In combining public and private schools this year, Business First set out to give a more accurate comparison of the institutions in Western New York.

In general, private schools in western Niagara County and Grand Island outperformed their public school counterparts.

High school

Out of 129 high schools ranked by Business First, Niagara-Wheatfield was the top local finisher at 39. Lewiston-Porter was close behind at 42, with Niagara Catholic placing 72 and Niagara Falls coming in at 118. The top-ranking high school was the all-girls Catholic school Nardin Academy in Buffalo.

Niagara-Wheatfield as a district placed 28 this year out of 97, a climb of nine spots. Business First Special Projects Editor G. Scott Thomas commended the school and district for continuing to show improvement.

“It is pretty consistent,” he said. “With many of those elite, private high schools up there, that is a pretty significant accomplishment.”

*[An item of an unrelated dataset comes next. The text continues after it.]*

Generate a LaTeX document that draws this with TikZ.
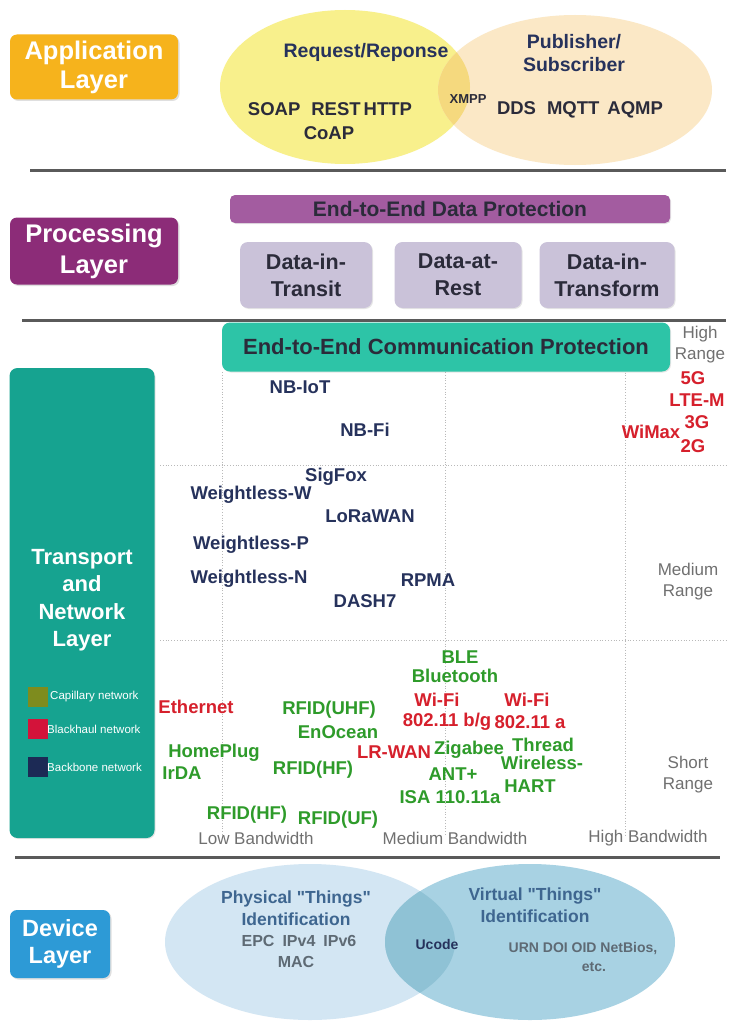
\documentclass[tikz,border=0pt]{standalone}
\usepackage{fontspec}
\setmainfont{Liberation Sans}
\usetikzlibrary{shadows}
\definecolor{appor}{HTML}{F6B31C}
\definecolor{procp}{HTML}{8C2C78}
\definecolor{barp}{HTML}{A35CA0}
\definecolor{datab}{HTML}{CAC2D9}
\definecolor{teal1}{HTML}{16A390}
\definecolor{teal2}{HTML}{2DC4A7}
\definecolor{devb}{HTML}{2D9AD6}
\definecolor{ely}{HTML}{F8F08C}
\definecolor{elp}{HTML}{FBE8C6}
\definecolor{elo}{HTML}{F5D97E}
\definecolor{dl}{HTML}{D3E6F3}
\definecolor{dr}{HTML}{A8D2E3}
\definecolor{dov}{HTML}{8FC2D5}
\definecolor{navy}{HTML}{26325C}
\definecolor{grn}{HTML}{2E9B2A}
\definecolor{redt}{HTML}{D6202C}
\definecolor{gryt}{HTML}{707070}
\definecolor{dtitle}{HTML}{3E6690}
\definecolor{dtext}{HTML}{5E6A74}
\definecolor{sepc}{HTML}{5A5A5A}
\definecolor{dark}{HTML}{2B2B3A}
\definecolor{olv}{HTML}{7E8C1E}
\definecolor{lred}{HTML}{D3133A}
\definecolor{lnavy}{HTML}{1C2A55}
\begin{document}
\begin{tikzpicture}[x=1pt,y=-1pt,
  layerbox/.style={rounded corners=7pt, text=white, align=center, inner sep=0pt,
    font=\bfseries\fontsize{25.5}{29}\selectfont,
    drop shadow={opacity=0.25, shadow xshift=1.5pt, shadow yshift=-1.5pt}},
  databox/.style={rounded corners=8pt, fill=datab, text=dark, align=center, inner sep=0pt,
    font=\bfseries\fontsize{21.5}{27}\selectfont,
    drop shadow={opacity=0.2, shadow xshift=1pt, shadow yshift=-1pt}},
  lbl/.style={font=\bfseries\fontsize{18.5}{21}\selectfont, inner sep=0pt, align=center},
  nv/.style={lbl, text=navy},
  gr/.style={lbl, text=grn},
  rd/.style={lbl, text=redt},
  gy/.style={font=\fontsize{17}{21}\selectfont, text=gryt, align=center, inner sep=0pt},
  sepline/.style={line width=3pt, sepc},
  grid/.style={dotted, line width=0.8pt, gray!55},
  legsq/.style={minimum width=20pt, minimum height=20pt, inner sep=0pt},
  leglbl/.style={anchor=west, text=white, inner sep=0pt, font=\fontsize{11.5}{13}\selectfont},
  apptxt/.style={font=\bfseries\fontsize{19.5}{23}\selectfont, text=navy, align=center, inner sep=0pt},
  apptxt2/.style={font=\bfseries\fontsize{18.5}{24}\selectfont, text=dark, align=center, inner sep=0pt},
  devtitle/.style={font=\bfseries\fontsize{17.5}{22}\selectfont, text=dtitle, align=center, inner sep=0pt},
  devtxt/.style={font=\bfseries\fontsize{16}{20}\selectfont, text=dtext, align=center, inner sep=0pt}
]
\useasboundingbox (0,0) rectangle (731,1022);
\fill[white] (0,0) rectangle (731,1022);

% ---------------- Application layer
\fill[ely] (345,87) ellipse [x radius=125pt, y radius=77pt];
\fill[elp] (575,90) ellipse [x radius=137pt, y radius=75pt];
\begin{scope}
  \clip (345,87) ellipse [x radius=125pt, y radius=77pt];
  \fill[elo] (575,90) ellipse [x radius=137pt, y radius=75pt];
\end{scope}
\node[layerbox, fill=appor, minimum width=168pt, minimum height=65pt] (app) at (94,67) {Application\\Layer};
\node[apptxt] (reqres) at (366,52) {Request/Reponse};
\node[apptxt] (pubsub) at (574,53) {Publisher/\\Subscriber};
\node[apptxt2] (soap) at (330,109) {SOAP\hspace{11pt}REST\hspace{3pt}HTTP};
\node[apptxt2] (coap) at (329,133) {CoAP};
\node[apptxt2, font=\bfseries\fontsize{13}{14}\selectfont] (xmpp) at (468,99) {XMPP};
\node[apptxt2] (dds) at (580,110) {DDS\hspace{11pt}MQTT\hspace{8pt}AQMP};
\coordinate (s1a) at (30,170);
\coordinate (s1b) at (726,170);
\draw[sepline] (s1a) -- (s1b);

% ---------------- Processing layer
\node[layerbox, fill=procp, minimum width=168pt, minimum height=67pt, font=\bfseries\fontsize{25.5}{31}\selectfont] (proc) at (94,251) {Processing\\Layer};
\node[rounded corners=5pt, fill=barp, text=dark, inner sep=0pt, minimum width=440pt, minimum height=28pt,
  font=\bfseries\fontsize{21}{24}\selectfont,
  drop shadow={opacity=0.2, shadow xshift=1pt, shadow yshift=-1pt}] (e2ed) at (450,209) {End-to-End Data Protection};
\node[databox, minimum width=132pt, minimum height=66pt] (transit) at (306,275) {Data-in-\\Transit};
\node[databox, minimum width=127pt, minimum height=66pt] (rest) at (458,275) {Data-at-\\Rest};
\node[databox, minimum width=135pt, minimum height=66pt] (transform) at (607,275) {Data-in-\\Transform};
\coordinate (s2a) at (22,320);
\coordinate (s2b) at (726,320);
\draw[sepline] (s2a) -- (s2b);

% ---------------- Transport and network layer
\coordinate (v1t) at (222,372);
\coordinate (v1b) at (222,835);
\coordinate (v2t) at (445,372);
\coordinate (v2b) at (445,835);
\coordinate (v3t) at (625,325);
\coordinate (v3b) at (625,835);
\coordinate (h1a) at (160,465);
\coordinate (h1b) at (726,465);
\coordinate (h2a) at (160,640);
\coordinate (h2b) at (726,640);
\draw[grid] (v1t) -- (v1b);
\draw[grid] (v2t) -- (v2b);
\draw[grid] (v3t) -- (v3b);
\draw[grid] (h1a) -- (h1b);
\draw[grid] (h2a) -- (h2b);

\node[rounded corners=8pt, fill=teal1, minimum width=145pt, minimum height=470pt, inner sep=0pt,
  drop shadow={opacity=0.2, shadow xshift=1pt, shadow yshift=-1pt}] (tnl) at (82,603) {};
\node[text=white, align=center, inner sep=0pt, font=\bfseries\fontsize{22}{27.5}\selectfont] (tnltxt) at (82,600) {Transport\\and\\Network\\Layer};
\node[legsq, fill=olv] (sq1) at (38,697) {};
\node[legsq, fill=lred] (sq2) at (38,729) {};
\node[legsq, fill=lnavy] (sq3) at (38,767) {};
\node[leglbl] (lg1) at (50,697) {Capillary network};
\node[leglbl] (lg2) at (47,729) {Blackhaul network};
\node[leglbl] (lg3) at (47,767) {Backbone network};

\node[rounded corners=8pt, fill=teal2, text=dark, inner sep=0pt, minimum width=448pt, minimum height=49pt,
  font=\bfseries\fontsize{22}{25}\selectfont,
  drop shadow={opacity=0.2, shadow xshift=1pt, shadow yshift=-1pt}] (e2ec) at (446,347) {End-to-End Communication Protection};

\node[gy] (hr) at (700,345) {High\\Range};
\node[gy] (mr) at (688,582) {Medium\\Range};
\node[gy] (sr) at (688,775) {Short\\Range};
\node[gy] (lbw) at (256,838) {Low Bandwidth};
\node[gy] (mbw) at (455,838) {Medium Bandwidth};
\node[gy] (hbw) at (648,838) {High Bandwidth};

% high range
\node[rd] (g5) at (693,378) {5G};
\node[rd] (ltem) at (697,400) {LTE-M};
\node[rd] (g3) at (697,422) {3G};
\node[rd] (wimax) at (651,432) {WiMax};
\node[rd] (g2) at (693,446) {2G};
\node[nv] (nbiot) at (300,387) {NB-IoT};
\node[nv] (nbfi) at (365,430) {NB-Fi};

% medium range
\node[nv] (sigfox) at (336,477) {SigFox};
\node[nv] (wlw) at (251,495) {Weightless-W};
\node[nv] (lora) at (370,516) {LoRaWAN};
\node[nv] (wlp) at (251,545) {Weightless-P};
\node[nv] (wln) at (249,579) {Weightless-N};
\node[nv] (rpma) at (428,580) {RPMA};
\node[nv] (dash7) at (365,601) {DASH7};

% short range
\node[gr] (ble) at (460,657) {BLE};
\node[gr] (bt) at (455,676) {Bluetooth};
\node[rd] (eth) at (196,707) {Ethernet};
\node[gr] (uhf) at (329,710) {RFID(UHF)};
\node[rd] (wifi1) at (437,700) {Wi-Fi};
\node[rd] (w80211bg) at (447,722) {802.11 b/g};
\node[rd] (wifi2) at (527,700) {Wi-Fi};
\node[rd] (w80211a) at (530,722) {802.11 a};
\node[gr] (enocean) at (338,732) {EnOcean};
\node[gr] (homeplug) at (214,753) {HomePlug};
\node[gr] (irda) at (182,773) {IrDA};
\node[gr] (rfidhf1) at (313,770) {RFID(HF)};
\node[rd] (lrwan) at (394,752) {LR-WAN};
\node[gr] (zigbee) at (469,750) {Zigabee};
\node[gr] (thread) at (543,745) {Thread};
\node[gr] (wireless) at (542,763) {Wireless-};
\node[gr] (antp) at (453,774) {ANT+};
\node[gr] (hart) at (530,786) {HART};
\node[gr] (isa) at (450,797) {ISA 110.11a};
\node[gr] (rfidhf2) at (247,815) {RFID(HF)};
\node[gr] (rfiduf) at (338,820) {RFID(UF)};

\coordinate (s3a) at (15,857);
\coordinate (s3b) at (720,857);
\draw[sepline] (s3a) -- (s3b);

% ---------------- Device layer
\fill[dl] (310,942) ellipse [x radius=145pt, y radius=78pt];
\fill[dr] (530,942) ellipse [x radius=145pt, y radius=78pt];
\begin{scope}
  \clip (310,942) ellipse [x radius=145pt, y radius=78pt];
  \fill[dov] (530,942) ellipse [x radius=145pt, y radius=78pt];
\end{scope}
\node[layerbox, fill=devb, minimum width=100pt, minimum height=68pt, font=\bfseries\fontsize{23.5}{27}\selectfont] (dev) at (60,944) {Device\\Layer};
\node[devtitle] (phys) at (296,908) {Physical \textquotedbl Things\textquotedbl\\Identification};
\node[devtxt] (epc) at (299,941) {EPC\hspace{8pt}IPv4\hspace{8pt}IPv6};
\node[devtxt] (mac) at (296,962) {MAC};
\node[devtitle] (virt) at (535,905) {Virtual \textquotedbl Things\textquotedbl\\Identification};
\node[devtxt, font=\bfseries\fontsize{14}{15}\selectfont, text=navy] (ucode) at (437,944) {Ucode};
\node[devtxt, font=\bfseries\fontsize{14}{19}\selectfont] (urn) at (583,957) {URN DOI OID NetBios,\\\hspace*{22pt}etc.};
\end{tikzpicture}
\end{document}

The high school ranking formula took into account Regents diploma rates as well as scores on a wide array of Regents exams, Thomas said.

Middle school

St. John Lutheran School in Niagara-Wheatfield was the top-ranked local middle school, coming in at 17 out of 207 schools. The highest-ranked middle school not in Erie County, St. John has just 84 students from kindergarten through eighth grade.

“That size is beneficial because it allows us to have smaller classes,” Herbert Meissner, the school’s principal, told the publication. “There’s a lot more individual instruction that way.”

Other local middle schools finished as follows (schools with grades lower than sixth were ranked in this category only from sixth through eighth): St. Stephen in Grand Island, 25; Connor Middle in Grand Island, 38; Stella Niagara Education Park in Lewiston, 46; Lewiston-Porter Middle, 80; Edward Town in Niagara-Wheatfield, 96; St. Peter’s Lutheran in Niagara-Wheatfield, 100; St. Dominic Savio in Niagara Falls, 110; Holy Ghost Lutheran in Niagara-Wheatfield, 125; LaSalle in Niagara Falls, 151; St. Peter in Lewiston, 160; and Gaskill in Niagara Falls, 171.

St. John and Stella Niagara both won subject awards in math, Scott said, which means that their four-year records in that subject are in the top 10 percent of all Western New York middle schools.

Schools that are closing, such as Niagara Middle, 60th and 66th Street elementaries, are not on the list.

“We don’t rank schools that are scheduled to be closed, since the primary aim of our guide is to help parents make future decisions about schools,” Thomas said.

City Honors in Buffalo was the top-ranked middle school.

Elementary school

Three Niagara-Wheatfield schools — St. John Lutheran (19), St. Peter’s Lutheran (20) and Errick Road (22) — finished in the top 25 out of 291 elementary schools. While the top two of those are private schools, the overall push in the district toward elementary-level literacy seems to be paying off, Superintendent Judith Howard said in a previous interview.

“If children can’t read and write, they can’t really been successful in anything else,” she said.

Rounding out the local rankings are: St. Stephen, 28; Kaegebein School in Grand Island, 40; St. Peter in Lewiston, 49; Lewiston-Porter Intermediate Education Center, 53; Stella Niagara, 54; West Street in Niagara-Wheatfield, 86; Huth Road in Grand Island, 89; Geraldine J. Mann in Niagara Falls, 99; Prince of Peace in Niagara Falls, 141; Our Lady of Mount Carmel in Niagara Falls, 157; Colonial Village in Niagara-Wheatfield, 164; Maple Avenue in Niagara Falls, 179; Kalfas Magnet in Niagara Falls, 181; Holy Ghost Lutheran in Niagara-Wheatfield, 186; 79th Street in Niagara Falls, 188; Hyde Park in Niagara Falls, 202; Sacred Heart Villa in Lewiston, 203; Abate in Niagara Falls, 239; Niagara Street in Niagara Falls, 245; and Tuscarora in Niagara-Wheatfield, 247.

Elementary scores were based on fourth-grade state tests. Smallwood Drive School in Amherst topped the elementary list.

Private schools that don’t participate in state tests including Nichols and Park schools in Buffalo are not included since there is nothing against which to compare them, Thomas said.